Select Committee on Public Accounts Minutes of Evidence



Examination of Witnesses (Questions 60-79)

MONDAY 9 APRIL 2001

SIR RICHARD MOTTRAM, KCB, MR ROBERT HOLDEN, MR STEVEN MARSHALL, and MS LOUISE HART

  60. Are the members of staff here?
  (Sir Richard Mottram) Yes and there are other areas we do not agree either.

  61. Other areas of the report?
  (Sir Richard Mottram) Of this section. So all we are saying, Chairman, is that some of these assumptions are indeed debatable. We accept they are debatable, we are happy to debate them; we do not agree with the conclusions that the NAO have drawn.

  62. Did you put in reservations in writing or not?
  (Sir Richard Mottram) We did, Chairman, on 1 November.

  63. Comprehensively or does it just deal with the odd figure?
  (Sir Richard Mottram) I think it is fairly comprehensive.

  Mr Gardiner: Could we get copies of that?

Mr Williams

  64. We would like to have copies of that, if we may. Could you pass it to our Clerk and we will have copies made for the members of the Committee.
  (Sir Richard Mottram) Yes I will, Chairman, yes.

  Mr Williams: Nigel, I am sorry we cannot take this dispute further until we have had a chance to see the document. You carry on.

Mr Griffiths

  65. Paragraph 1.17 on page 15: why did the Department not insist that the LCR comply fully with its obligations to supply financial information?
  (Sir Richard Mottram) Because essentially what the Department did was it had a dialogue with LCR in which it was trying to build confidence in the project. It was satisfied with the nature of that dialogue and it was reasonably satisfied with the answers that it was being given.

  66. If it was reasonably satisfied, what were the areas where there were some, as that suggests, doubts?
  (Sir Richard Mottram) As it comes on to explain, the concerns did develop and then the dialogue became more active.

  67. So to build confidence with LCR you are saying that the Department did not ask it for its financial information which it had readily agreed to supply as part of its obligations?
  (Sir Richard Mottram) What I am saying is, as the report explains, we were talking to LCR and what we did not require of them were written reports about the position.
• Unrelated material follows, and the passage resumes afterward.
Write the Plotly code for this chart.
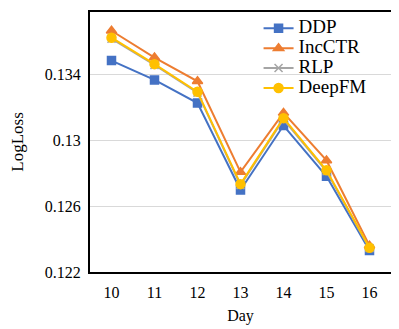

  68. And why did the Department at 1.18 instruct its advisers not to press LCR for Eurostar revenues?
  (Sir Richard Mottram) Because we were essentially in a dialogue with them where we were trying not to micro manage the beginnings of their project.

  69. Does that mean then that asking for information and having that information is micro managing?
  (Sir Richard Mottram) I think it means that we could have pressed for more information, we could have pressed for it in writing and as the project began to unfold and get into difficulty, that could have led a loss of confidence in the project. The Department decided not to do that.

  70. A loss of confidence by whom?
  (Sir Richard Mottram) A loss of confidence by others, including the banks.

  71. Were you obliged to pass that information to others including the banks?
  (Sir Richard Mottram) No.

  72. So it could have been handled by the Department?
  (Sir Richard Mottram) We were if it was in writing.

  73. You were obliged?
  (Sir Richard Mottram) If we were receiving reports in writing which called into question the state of the project we were required to pass those to the banks.

  74. So this was a "don't—
  (Sir Richard Mottram) As I think 1.20 explains—

  75. —it was a "don't ask don't tell" sort of set-up?
  (Sir Richard Mottram) This was an "ask but don't ask in writing", to be literally true.

  76. Is that not a recipe for potential trouble?
  (Sir Richard Mottram) I do not think it is in this case because that was not the reason why the project ran into trouble, if you see what I mean, and the banks themselves were not exposed in an unfair way as a result of this practice.

  77. I do not want to abuse the time I know the Chairman has added on to me, therefore with some reluctance I will move from this. The undertakings that were given to provide the services to the West of England, to Wales, the Midlands, the North of England and Scotland; are they now being renounced?
  (Sir Richard Mottram) The position is that no final decision has been taken.

  78. Why has the company been allowed to resile from what was in the original Act and, I understood, contract?
  (Sir Richard Mottram) I do not know whether it was in the original Act, but the reason is that our assessment is that these services are doubtful economically, in essence.

  79. I think Section 40 of the Channel Tunnel Act did require BR to prepare plans.
  (Sir Richard Mottram) That is right and plans were prepared and train sets were allocated. But in recent years the Department has looked again at this case and employed consultants to do this and the consultants published the result and, as the Department has made clear in the light of that work, we have yet to take a final decision on the right way forward on regional services.